Why the Dallas Mavericks have to learn to finish games strong

Dallas Mavericks, Luka Doncic, Kyrie Irving
Dallas Mavericks, Luka Doncic, Kyrie Irving / Ron Jenkins/GettyImages

The Dallas Mavericks defeated the Philadelphia 76ers 133-126 on Thursday night, but this game was a nail-biter when it didn't have to be. Dallas led by as much as 25 points late in the third quarter, but the Sixers battled back and cut the Mavericks' lead to four points in the fourth quarter.

The 76ers started the fourth quarter with a 15-0 run and the game seemed to be slipping out of the Mavs' hands.

Not closing out games has been a problem as of late for Dallas, but head coach Jason Kidd seemed to have learned from the clutch mishaps that have plagued the team as of late.

Why the Dallas Mavericks have to learn to finish games strong

One way that Kidd handled the end of the game against the 76ers differently from the loss against the Lakers was by calling timely timeouts.

In the Lakers game, the Mavericks blew a 27-point lead and weren't effectively using timeouts down the stretch. Kidd only called one in the third quarter as the Mavericks were outscored 31-20 over the 12 minutes. He just didn't seem to want to use timeouts to counter the Lakers' runs.

This came up after the game and Kidd gave an interesting answer on his reasoning for not calling timeouts during these runs.

"I'm not the savior here. I'm not playing. I'm watching just like you guys."

It's a given that Kidd isn't on the court playing, but the head coach's job is to manage the game. Kidd didn't do that in a way that slowed down the Lakers' runs, and it ended up with the unfortunate consequence of a loss in a game that should have been a win.

One of the other several factors that contributed to the loss against the Lakers was Luka Doncic's complaining to the officials. He struggled down the stretch and seemed more interested in arguing with the referees rather than running back and playing defense.

In the final three-quarters of the game, Doncic scored just 12 points, shot 5-14 from the field, and turned the ball over five times. He seemed rattled and this led to the Mavericks not being able to hold on.

Kidd touched on the overall maturity of the team after the game and having to "grow up" to win it all.

"As a team we've got to mature...We have to grow up if we want to win a championship."

Although this quote isn't directly at Doncic, maturing as a team starts with him.
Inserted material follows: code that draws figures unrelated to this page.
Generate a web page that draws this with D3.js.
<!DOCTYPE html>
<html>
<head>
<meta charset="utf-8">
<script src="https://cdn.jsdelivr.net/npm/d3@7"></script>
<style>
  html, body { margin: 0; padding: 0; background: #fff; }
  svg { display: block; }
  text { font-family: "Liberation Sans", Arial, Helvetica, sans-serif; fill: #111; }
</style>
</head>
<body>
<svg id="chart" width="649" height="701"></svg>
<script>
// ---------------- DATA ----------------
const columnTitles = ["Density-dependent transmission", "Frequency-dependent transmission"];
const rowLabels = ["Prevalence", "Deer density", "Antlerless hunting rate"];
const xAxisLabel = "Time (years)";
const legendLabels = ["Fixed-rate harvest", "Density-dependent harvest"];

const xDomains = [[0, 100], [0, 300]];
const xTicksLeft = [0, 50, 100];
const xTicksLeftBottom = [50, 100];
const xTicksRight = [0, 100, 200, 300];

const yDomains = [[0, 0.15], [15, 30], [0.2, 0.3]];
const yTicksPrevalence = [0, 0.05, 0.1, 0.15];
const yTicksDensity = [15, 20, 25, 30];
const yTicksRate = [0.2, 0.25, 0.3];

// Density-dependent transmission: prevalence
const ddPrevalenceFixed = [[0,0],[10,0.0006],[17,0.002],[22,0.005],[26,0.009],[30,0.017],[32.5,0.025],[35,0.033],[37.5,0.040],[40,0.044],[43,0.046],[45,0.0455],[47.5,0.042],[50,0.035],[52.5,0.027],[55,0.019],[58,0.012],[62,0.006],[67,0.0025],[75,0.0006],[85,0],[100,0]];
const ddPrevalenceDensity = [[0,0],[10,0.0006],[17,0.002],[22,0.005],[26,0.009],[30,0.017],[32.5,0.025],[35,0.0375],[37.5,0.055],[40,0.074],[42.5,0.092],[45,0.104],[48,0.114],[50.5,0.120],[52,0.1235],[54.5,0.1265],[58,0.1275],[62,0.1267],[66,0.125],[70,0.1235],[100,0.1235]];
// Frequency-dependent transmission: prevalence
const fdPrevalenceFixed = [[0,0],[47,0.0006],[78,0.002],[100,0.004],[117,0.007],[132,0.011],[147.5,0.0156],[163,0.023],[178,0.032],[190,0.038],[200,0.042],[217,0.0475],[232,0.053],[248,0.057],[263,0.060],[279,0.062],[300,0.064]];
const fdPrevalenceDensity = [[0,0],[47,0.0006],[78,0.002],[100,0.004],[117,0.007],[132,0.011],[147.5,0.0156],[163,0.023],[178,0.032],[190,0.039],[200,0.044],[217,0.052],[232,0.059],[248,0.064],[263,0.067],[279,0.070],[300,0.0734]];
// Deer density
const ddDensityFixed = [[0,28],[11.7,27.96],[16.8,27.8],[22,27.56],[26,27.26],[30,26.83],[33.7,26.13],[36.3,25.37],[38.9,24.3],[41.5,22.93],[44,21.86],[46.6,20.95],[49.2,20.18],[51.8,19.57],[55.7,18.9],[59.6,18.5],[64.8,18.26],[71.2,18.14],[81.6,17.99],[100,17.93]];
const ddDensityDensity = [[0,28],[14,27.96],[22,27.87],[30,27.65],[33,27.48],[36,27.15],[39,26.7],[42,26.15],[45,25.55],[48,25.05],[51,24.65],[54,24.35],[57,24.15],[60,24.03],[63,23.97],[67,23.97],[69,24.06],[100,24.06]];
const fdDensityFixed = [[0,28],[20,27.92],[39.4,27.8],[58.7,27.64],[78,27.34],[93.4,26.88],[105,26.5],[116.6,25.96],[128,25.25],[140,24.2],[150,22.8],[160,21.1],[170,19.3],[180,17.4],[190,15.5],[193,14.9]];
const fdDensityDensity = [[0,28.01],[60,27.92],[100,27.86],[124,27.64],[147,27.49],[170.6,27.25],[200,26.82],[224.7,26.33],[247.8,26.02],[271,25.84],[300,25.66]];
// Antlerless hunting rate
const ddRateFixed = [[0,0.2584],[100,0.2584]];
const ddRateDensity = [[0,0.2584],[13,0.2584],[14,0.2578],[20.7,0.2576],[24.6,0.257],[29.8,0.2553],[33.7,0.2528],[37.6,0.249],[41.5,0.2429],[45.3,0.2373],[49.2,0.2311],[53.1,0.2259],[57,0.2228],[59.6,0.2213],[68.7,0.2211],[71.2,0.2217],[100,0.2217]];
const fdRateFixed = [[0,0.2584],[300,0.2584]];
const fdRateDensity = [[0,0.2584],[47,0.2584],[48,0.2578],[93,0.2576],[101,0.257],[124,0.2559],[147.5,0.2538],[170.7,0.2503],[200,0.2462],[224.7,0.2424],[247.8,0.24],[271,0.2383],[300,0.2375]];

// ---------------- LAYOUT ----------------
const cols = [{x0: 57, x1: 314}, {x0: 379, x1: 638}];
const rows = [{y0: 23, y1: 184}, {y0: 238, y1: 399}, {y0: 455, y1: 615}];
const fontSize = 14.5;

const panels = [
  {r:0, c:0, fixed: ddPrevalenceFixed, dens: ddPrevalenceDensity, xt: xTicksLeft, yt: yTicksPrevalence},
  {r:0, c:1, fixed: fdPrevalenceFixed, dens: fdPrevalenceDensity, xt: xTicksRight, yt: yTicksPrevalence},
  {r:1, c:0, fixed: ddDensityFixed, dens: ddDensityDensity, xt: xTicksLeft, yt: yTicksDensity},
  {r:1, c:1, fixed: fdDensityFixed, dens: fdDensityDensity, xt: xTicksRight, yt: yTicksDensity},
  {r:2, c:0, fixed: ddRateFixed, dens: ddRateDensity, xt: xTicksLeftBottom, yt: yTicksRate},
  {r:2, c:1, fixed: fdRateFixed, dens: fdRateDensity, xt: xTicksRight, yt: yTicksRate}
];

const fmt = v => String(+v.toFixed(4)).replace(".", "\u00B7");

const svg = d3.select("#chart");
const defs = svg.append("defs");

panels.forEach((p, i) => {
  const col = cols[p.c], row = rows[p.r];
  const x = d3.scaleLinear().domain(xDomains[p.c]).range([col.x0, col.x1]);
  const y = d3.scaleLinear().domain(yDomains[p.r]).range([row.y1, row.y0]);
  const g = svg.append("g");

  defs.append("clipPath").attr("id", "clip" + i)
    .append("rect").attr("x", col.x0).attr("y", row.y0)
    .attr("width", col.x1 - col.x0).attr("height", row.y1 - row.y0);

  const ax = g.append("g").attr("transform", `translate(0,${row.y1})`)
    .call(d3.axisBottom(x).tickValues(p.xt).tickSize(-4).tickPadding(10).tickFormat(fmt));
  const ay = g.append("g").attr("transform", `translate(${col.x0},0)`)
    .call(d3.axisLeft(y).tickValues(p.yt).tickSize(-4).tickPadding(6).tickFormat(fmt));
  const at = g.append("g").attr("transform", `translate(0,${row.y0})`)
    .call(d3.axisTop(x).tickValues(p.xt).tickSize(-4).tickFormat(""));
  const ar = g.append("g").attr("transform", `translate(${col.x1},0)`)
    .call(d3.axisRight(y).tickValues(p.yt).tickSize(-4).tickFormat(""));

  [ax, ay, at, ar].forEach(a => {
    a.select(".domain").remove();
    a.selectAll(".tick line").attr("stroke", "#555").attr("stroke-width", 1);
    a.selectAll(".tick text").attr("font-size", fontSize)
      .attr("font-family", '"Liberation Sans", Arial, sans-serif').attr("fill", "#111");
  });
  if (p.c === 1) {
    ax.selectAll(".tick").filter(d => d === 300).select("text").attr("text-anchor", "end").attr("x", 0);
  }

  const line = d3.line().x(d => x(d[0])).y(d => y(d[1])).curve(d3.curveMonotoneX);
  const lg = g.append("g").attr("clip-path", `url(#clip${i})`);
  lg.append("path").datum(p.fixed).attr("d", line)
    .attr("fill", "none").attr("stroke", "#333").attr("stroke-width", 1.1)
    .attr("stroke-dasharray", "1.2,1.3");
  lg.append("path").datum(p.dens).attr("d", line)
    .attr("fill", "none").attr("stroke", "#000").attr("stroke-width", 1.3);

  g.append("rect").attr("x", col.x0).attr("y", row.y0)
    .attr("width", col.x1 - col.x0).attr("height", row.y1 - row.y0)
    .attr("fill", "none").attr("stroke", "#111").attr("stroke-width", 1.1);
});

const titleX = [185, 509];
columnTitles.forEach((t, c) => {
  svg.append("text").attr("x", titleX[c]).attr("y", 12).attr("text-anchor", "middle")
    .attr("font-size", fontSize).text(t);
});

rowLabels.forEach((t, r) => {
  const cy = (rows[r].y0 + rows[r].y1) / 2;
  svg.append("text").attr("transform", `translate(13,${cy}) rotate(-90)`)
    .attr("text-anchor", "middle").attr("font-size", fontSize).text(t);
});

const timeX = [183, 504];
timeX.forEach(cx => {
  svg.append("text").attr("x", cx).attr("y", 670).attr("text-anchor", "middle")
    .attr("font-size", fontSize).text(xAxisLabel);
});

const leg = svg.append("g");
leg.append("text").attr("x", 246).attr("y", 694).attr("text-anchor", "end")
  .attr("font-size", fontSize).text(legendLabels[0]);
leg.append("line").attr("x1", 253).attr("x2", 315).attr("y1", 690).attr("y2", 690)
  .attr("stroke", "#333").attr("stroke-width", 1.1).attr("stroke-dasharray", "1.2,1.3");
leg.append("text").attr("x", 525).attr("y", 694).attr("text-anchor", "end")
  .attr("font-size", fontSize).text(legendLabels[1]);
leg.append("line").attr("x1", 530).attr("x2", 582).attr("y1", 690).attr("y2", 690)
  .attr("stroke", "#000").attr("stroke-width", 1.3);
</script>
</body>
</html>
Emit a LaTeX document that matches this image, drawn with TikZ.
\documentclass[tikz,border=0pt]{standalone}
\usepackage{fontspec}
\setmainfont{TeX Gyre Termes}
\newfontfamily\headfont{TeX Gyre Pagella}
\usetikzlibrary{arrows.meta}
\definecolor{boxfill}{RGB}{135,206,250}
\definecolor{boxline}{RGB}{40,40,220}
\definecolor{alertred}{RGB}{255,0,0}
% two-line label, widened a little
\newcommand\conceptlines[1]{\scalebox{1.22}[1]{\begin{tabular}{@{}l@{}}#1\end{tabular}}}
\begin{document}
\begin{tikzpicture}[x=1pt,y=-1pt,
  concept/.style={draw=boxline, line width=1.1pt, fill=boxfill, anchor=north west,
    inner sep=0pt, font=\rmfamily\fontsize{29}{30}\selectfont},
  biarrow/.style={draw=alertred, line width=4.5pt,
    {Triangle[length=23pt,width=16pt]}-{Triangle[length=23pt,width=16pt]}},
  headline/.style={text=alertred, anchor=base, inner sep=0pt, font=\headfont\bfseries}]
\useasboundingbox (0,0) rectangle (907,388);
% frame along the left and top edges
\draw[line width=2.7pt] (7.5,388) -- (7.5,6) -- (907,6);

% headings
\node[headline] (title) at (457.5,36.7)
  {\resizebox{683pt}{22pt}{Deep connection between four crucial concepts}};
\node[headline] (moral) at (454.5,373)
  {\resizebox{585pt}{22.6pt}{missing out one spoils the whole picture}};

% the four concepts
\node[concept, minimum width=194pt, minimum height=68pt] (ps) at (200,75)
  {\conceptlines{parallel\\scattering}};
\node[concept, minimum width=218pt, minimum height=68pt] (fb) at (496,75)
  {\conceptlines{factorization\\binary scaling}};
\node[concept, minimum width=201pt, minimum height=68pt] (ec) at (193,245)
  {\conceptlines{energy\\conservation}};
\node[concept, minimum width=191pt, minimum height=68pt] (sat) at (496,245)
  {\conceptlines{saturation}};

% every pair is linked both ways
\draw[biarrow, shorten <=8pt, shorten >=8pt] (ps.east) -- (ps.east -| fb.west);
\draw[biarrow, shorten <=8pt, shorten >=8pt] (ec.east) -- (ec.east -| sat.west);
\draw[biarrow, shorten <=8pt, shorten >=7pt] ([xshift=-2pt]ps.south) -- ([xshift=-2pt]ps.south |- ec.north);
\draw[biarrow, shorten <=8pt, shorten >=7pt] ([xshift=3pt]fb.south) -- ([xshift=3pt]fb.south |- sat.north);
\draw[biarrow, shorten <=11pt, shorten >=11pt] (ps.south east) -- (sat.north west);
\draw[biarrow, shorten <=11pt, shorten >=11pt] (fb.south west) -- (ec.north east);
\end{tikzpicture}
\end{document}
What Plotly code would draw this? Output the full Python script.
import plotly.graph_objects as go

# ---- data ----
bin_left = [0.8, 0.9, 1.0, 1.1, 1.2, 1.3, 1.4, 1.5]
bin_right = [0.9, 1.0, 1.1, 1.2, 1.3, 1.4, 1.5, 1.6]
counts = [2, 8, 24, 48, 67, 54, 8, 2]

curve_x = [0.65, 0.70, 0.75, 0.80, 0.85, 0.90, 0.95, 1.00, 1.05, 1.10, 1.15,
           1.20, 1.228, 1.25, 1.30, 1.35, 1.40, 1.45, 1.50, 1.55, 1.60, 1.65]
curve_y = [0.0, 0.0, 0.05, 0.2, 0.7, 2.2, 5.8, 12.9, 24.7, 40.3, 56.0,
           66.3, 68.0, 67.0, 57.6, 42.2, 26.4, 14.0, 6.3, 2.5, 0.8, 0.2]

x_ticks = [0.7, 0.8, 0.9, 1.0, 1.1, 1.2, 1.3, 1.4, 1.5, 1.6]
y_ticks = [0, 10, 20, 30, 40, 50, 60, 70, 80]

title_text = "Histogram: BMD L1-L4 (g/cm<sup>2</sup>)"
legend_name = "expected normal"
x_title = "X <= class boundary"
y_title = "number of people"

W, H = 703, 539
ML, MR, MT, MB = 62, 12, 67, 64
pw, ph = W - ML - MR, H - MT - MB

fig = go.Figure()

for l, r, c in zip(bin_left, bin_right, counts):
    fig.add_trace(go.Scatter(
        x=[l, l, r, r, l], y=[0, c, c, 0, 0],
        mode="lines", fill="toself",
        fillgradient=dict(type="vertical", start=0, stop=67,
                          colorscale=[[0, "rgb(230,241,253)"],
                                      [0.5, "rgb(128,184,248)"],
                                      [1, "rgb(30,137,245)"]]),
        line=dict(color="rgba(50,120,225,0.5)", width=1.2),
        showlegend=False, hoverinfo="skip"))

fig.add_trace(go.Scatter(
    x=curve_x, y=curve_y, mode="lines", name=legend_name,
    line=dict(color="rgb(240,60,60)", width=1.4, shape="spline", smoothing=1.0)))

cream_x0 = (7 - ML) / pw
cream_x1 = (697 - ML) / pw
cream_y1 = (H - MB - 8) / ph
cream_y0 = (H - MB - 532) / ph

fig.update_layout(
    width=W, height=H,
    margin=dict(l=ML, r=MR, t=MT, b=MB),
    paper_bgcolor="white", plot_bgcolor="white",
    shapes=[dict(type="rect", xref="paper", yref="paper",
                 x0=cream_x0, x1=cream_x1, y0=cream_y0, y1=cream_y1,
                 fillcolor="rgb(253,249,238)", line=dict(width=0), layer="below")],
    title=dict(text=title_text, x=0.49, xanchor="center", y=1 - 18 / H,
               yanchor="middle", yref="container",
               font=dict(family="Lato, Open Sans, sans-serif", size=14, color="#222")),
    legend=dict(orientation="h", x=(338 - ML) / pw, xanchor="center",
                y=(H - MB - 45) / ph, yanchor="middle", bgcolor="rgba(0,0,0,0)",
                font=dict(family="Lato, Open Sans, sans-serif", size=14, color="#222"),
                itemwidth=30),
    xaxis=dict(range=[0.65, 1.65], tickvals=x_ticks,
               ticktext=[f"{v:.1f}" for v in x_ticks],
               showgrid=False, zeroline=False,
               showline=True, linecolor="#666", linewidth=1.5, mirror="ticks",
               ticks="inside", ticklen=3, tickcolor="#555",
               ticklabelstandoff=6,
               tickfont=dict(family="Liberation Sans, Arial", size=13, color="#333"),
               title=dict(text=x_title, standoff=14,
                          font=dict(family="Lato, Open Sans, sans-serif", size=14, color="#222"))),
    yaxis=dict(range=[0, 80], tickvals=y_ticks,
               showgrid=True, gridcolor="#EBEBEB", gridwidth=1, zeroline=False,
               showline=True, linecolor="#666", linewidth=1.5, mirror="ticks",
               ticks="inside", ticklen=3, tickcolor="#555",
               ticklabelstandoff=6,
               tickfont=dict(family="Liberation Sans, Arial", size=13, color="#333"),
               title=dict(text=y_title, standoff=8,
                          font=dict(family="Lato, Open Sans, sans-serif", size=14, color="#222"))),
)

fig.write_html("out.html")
The 24-year-old superstar is the leader of the team and the franchise player in Dallas.

But the Lakers' game isn't the only game that the Mavericks narrowly lost.

In the four losses that Doncic and Irving played together, the Mavericks lost by a combined 12 points for an average of three points per loss. This shows that the Mavericks were in position to have a chance to win all of these games but couldn't finish strong.

The Mavericks have to play four quarters of solid basketball in order to win crucial games late in the season and keep winning going to the playoffs. They can't let their foot off the gas in the second half and have to start and finish strong.

Kidd alluded to just that after the loss against the Lakers as he realizes the importance of playing at a high level for the entire game.

"Two and a half quarters, we're playing at a high level on both ends. Offensively and defensively. But what the Lakers just showed us is that it's not a race. It's not the rabbit who wins. It's the turtle. They worked the game and that's what we have to get to. We have to get better at working the game and we will."

Two days after this press conference the Mavericks lost to the Indianna Pacers 124-122 and didn't "work the game" by any means. They played from behind for the final 15 minutes and scored just one point in the final two and a half minutes.

But the Mavericks responded to this loss against the Pacers with a win over the third seed in the Eastern Conference, the Philadelphia 76ers. Even though they didn't necessarily "work the game" as Kidd said, they did the most important thing.

They won the game.

If the Mavericks want to return to the Western Conference Finals or even make the NBA Finals, they must "work the game" and play strong from the opening tip to the final buzzer every night.